» Given request
In the entries below, find the line containing "Give me the Chart.js source for this chart." and the line containing "94.37,93.63,93.45,93.85, 96.0,94.9,94.68,94.68,95.35];". Copy those two lines and everything between them exactly, without the pictures.

————————

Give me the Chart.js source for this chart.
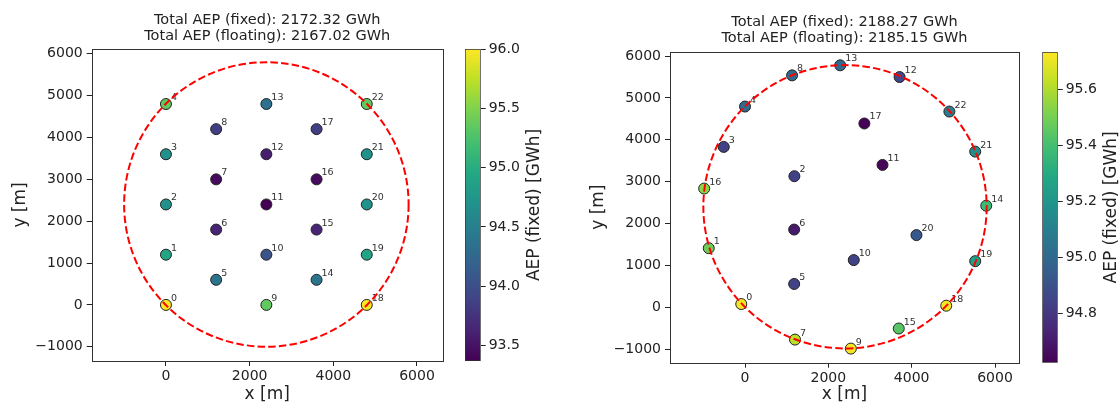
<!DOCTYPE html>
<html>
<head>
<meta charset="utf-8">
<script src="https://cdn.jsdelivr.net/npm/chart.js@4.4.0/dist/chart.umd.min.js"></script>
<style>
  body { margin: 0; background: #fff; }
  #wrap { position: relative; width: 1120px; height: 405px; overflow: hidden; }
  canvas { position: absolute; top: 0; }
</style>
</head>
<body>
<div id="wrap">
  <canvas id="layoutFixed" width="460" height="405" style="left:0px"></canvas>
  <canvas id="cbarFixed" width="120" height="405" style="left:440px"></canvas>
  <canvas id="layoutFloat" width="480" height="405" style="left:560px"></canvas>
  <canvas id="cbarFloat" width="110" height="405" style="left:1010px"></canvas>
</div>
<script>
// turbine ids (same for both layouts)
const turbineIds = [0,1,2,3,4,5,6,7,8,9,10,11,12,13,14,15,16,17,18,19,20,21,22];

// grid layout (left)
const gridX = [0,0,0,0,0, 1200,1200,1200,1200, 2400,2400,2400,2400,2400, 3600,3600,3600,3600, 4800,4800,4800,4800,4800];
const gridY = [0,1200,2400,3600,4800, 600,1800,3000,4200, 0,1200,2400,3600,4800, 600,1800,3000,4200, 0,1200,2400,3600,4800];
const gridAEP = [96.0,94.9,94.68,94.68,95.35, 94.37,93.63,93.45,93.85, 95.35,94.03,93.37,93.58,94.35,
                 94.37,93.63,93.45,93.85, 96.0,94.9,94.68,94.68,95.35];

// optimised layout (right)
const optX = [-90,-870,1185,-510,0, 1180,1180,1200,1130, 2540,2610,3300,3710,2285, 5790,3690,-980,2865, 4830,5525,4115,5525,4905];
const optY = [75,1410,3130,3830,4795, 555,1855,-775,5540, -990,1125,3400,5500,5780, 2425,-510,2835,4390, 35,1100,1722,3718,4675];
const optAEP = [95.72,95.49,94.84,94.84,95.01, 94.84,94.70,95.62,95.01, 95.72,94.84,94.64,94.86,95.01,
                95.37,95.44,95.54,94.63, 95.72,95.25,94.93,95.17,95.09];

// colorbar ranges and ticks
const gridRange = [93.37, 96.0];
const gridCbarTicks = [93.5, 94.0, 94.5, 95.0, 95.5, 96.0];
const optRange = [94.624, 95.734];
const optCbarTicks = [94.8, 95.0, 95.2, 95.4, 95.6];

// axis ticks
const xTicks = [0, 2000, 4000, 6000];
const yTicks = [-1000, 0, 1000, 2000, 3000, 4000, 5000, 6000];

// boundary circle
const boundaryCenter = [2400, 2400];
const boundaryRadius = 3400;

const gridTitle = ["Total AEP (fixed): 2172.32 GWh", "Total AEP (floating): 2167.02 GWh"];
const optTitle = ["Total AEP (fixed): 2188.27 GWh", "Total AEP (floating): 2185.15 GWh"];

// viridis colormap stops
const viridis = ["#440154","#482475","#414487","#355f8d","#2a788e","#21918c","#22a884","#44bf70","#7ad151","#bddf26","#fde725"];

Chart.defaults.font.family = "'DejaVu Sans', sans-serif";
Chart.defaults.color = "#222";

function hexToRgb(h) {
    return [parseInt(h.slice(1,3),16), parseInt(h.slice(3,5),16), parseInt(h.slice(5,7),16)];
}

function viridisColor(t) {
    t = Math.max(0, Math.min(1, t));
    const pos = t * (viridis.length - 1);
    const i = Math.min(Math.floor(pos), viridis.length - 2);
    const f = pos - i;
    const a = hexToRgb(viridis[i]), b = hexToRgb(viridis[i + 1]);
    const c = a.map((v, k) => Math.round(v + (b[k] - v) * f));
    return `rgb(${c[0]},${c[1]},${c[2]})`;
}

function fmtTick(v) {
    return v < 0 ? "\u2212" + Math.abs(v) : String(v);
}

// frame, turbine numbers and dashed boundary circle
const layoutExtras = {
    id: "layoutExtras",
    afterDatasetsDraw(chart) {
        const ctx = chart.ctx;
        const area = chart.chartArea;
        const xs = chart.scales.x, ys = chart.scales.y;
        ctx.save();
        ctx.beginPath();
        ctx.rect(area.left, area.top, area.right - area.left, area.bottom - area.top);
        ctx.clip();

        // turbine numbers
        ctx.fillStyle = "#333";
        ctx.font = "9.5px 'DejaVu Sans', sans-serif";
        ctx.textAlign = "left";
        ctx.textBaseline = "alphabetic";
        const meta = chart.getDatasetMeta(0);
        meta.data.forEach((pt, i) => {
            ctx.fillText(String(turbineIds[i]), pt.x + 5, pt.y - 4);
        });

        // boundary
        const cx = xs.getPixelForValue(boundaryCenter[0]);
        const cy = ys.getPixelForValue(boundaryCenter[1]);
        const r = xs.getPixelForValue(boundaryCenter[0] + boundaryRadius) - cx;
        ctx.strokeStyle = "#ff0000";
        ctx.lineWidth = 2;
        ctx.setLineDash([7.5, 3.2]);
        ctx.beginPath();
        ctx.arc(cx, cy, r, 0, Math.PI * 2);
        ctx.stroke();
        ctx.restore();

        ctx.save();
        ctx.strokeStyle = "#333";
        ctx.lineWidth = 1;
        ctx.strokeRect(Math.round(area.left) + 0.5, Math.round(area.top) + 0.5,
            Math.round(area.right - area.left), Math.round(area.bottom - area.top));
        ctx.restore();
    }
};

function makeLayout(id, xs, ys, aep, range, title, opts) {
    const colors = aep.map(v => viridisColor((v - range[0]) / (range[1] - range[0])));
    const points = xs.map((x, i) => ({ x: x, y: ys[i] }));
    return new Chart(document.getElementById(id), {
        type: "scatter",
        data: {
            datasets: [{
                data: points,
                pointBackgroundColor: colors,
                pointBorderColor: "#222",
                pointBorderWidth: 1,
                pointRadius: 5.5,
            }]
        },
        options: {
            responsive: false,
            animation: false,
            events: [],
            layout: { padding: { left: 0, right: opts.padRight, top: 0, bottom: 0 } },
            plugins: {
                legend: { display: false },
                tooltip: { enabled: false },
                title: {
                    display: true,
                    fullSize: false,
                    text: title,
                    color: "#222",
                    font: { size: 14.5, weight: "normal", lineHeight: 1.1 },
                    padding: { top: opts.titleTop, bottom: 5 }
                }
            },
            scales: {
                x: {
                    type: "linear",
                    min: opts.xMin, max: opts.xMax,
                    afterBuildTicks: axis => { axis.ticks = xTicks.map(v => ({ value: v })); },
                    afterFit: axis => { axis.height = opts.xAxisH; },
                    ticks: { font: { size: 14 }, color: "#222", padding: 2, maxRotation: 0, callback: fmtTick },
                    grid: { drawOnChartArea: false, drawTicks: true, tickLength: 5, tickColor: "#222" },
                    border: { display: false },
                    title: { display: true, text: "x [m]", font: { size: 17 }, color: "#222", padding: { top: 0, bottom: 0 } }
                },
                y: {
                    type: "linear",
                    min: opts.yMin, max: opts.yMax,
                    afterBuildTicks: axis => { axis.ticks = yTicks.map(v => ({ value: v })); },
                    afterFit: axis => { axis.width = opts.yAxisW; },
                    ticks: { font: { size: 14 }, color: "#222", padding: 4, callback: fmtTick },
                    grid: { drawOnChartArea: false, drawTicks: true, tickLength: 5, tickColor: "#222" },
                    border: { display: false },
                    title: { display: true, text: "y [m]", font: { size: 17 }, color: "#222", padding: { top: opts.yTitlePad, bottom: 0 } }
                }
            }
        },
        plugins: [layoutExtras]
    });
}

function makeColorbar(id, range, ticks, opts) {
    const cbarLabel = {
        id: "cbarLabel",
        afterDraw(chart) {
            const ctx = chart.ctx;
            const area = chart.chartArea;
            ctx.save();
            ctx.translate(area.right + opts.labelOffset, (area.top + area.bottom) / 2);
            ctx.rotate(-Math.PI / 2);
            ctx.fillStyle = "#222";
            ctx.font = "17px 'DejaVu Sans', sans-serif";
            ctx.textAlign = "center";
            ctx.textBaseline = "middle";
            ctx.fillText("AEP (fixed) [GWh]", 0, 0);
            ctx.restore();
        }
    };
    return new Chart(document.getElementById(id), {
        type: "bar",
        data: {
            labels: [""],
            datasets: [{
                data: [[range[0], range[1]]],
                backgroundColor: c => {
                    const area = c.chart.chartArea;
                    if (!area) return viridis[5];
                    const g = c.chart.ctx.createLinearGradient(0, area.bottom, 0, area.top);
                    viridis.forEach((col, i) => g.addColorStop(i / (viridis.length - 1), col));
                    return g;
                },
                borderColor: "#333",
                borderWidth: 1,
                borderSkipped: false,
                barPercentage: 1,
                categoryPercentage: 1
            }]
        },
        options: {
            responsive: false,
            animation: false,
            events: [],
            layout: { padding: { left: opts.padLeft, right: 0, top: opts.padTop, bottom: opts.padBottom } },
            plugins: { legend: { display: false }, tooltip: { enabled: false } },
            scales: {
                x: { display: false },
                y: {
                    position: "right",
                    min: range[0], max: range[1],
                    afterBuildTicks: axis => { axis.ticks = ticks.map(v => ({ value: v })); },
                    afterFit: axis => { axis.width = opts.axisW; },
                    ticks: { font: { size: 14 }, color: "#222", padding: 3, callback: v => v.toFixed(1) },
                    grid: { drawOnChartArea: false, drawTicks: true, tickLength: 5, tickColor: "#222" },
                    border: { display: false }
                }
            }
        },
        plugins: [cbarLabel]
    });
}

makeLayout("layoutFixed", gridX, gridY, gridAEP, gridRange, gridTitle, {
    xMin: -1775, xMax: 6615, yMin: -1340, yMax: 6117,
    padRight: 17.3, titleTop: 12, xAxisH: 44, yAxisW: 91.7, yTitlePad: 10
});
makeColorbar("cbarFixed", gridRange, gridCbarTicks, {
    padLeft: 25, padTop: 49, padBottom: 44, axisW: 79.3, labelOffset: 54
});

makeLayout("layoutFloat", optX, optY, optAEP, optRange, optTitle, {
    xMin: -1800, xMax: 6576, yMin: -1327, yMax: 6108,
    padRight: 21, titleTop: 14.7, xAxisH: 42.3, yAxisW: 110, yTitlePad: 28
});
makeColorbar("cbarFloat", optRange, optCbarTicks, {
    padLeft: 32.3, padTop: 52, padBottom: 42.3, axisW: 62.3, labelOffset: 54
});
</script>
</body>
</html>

————————

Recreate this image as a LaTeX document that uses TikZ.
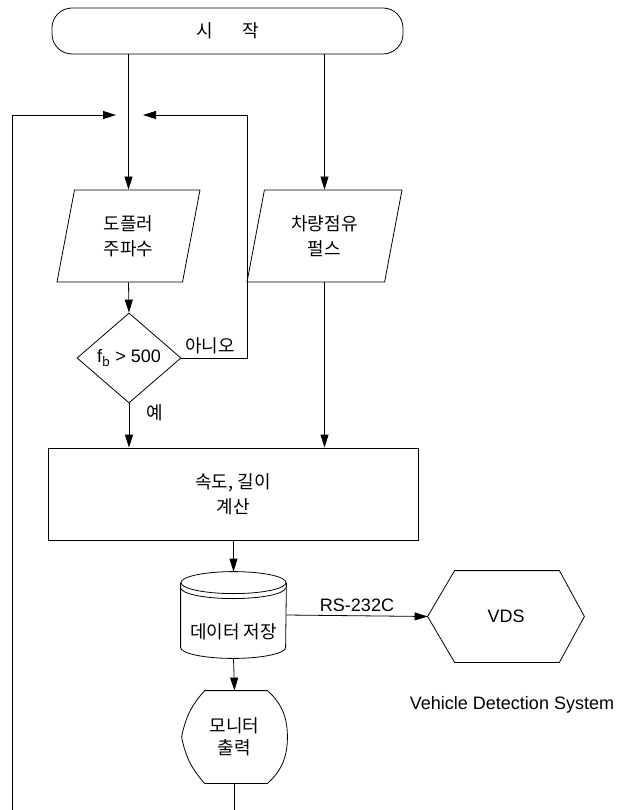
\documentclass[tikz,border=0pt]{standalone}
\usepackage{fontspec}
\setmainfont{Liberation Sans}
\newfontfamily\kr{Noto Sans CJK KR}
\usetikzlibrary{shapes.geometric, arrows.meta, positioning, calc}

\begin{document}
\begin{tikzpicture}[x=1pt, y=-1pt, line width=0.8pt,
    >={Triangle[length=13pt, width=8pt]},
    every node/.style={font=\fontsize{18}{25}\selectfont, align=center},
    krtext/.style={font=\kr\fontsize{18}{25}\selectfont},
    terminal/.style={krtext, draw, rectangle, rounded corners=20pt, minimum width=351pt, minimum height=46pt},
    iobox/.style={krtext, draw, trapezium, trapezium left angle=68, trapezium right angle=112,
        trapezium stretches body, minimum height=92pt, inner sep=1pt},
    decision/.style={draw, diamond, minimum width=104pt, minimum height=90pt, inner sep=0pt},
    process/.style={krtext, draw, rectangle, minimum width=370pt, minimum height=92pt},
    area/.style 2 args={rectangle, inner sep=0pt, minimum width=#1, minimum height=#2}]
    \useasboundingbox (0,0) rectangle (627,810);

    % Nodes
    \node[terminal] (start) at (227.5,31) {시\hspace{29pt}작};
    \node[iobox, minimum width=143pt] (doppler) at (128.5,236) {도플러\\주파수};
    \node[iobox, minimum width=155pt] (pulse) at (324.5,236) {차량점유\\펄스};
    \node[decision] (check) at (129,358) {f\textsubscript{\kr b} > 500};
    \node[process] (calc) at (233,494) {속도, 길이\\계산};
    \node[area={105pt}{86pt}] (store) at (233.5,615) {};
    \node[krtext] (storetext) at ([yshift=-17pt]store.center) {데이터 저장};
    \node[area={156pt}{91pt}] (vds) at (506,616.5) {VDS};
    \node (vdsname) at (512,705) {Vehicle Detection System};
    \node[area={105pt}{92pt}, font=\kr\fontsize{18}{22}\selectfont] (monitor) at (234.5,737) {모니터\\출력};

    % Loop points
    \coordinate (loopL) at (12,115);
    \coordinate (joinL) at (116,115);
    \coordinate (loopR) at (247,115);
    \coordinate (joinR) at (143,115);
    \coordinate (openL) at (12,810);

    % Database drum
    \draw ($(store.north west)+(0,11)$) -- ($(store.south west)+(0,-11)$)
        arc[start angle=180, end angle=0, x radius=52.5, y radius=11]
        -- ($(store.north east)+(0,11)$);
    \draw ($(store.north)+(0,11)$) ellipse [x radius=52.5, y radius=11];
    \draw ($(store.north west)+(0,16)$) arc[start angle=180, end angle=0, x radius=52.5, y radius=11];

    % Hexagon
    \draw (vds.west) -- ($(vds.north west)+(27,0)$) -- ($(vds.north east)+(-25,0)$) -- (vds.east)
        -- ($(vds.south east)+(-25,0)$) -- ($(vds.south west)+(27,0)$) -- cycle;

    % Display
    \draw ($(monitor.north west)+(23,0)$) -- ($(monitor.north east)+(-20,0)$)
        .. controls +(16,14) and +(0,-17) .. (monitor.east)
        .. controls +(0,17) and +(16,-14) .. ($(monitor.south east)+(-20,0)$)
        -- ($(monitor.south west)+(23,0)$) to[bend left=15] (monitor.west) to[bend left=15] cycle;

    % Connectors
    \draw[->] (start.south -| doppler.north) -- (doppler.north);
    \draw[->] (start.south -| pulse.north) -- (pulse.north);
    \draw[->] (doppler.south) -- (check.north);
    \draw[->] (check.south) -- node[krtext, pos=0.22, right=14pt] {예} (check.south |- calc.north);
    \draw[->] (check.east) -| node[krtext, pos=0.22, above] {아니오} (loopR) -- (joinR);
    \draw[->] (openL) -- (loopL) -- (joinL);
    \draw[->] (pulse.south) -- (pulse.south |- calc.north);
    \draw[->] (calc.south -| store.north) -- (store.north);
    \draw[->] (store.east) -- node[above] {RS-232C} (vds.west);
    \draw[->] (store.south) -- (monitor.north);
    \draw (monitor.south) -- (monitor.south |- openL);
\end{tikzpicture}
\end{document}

————————

» The completed task
Give me the Chart.js source for this chart.
<!DOCTYPE html>
<html>
<head>
<meta charset="utf-8">
<script src="https://cdn.jsdelivr.net/npm/chart.js@4.4.0/dist/chart.umd.min.js"></script>
<style>
  body { margin: 0; background: #fff; }
  #wrap { position: relative; width: 1120px; height: 405px; overflow: hidden; }
  canvas { position: absolute; top: 0; }
</style>
</head>
<body>
<div id="wrap">
  <canvas id="layoutFixed" width="460" height="405" style="left:0px"></canvas>
  <canvas id="cbarFixed" width="120" height="405" style="left:440px"></canvas>
  <canvas id="layoutFloat" width="480" height="405" style="left:560px"></canvas>
  <canvas id="cbarFloat" width="110" height="405" style="left:1010px"></canvas>
</div>
<script>
// turbine ids (same for both layouts)
const turbineIds = [0,1,2,3,4,5,6,7,8,9,10,11,12,13,14,15,16,17,18,19,20,21,22];

// grid layout (left)
const gridX = [0,0,0,0,0, 1200,1200,1200,1200, 2400,2400,2400,2400,2400, 3600,3600,3600,3600, 4800,4800,4800,4800,4800];
const gridY = [0,1200,2400,3600,4800, 600,1800,3000,4200, 0,1200,2400,3600,4800, 600,1800,3000,4200, 0,1200,2400,3600,4800];
const gridAEP = [96.0,94.9,94.68,94.68,95.35, 94.37,93.63,93.45,93.85, 95.35,94.03,93.37,93.58,94.35,
                 94.37,93.63,93.45,93.85, 96.0,94.9,94.68,94.68,95.35];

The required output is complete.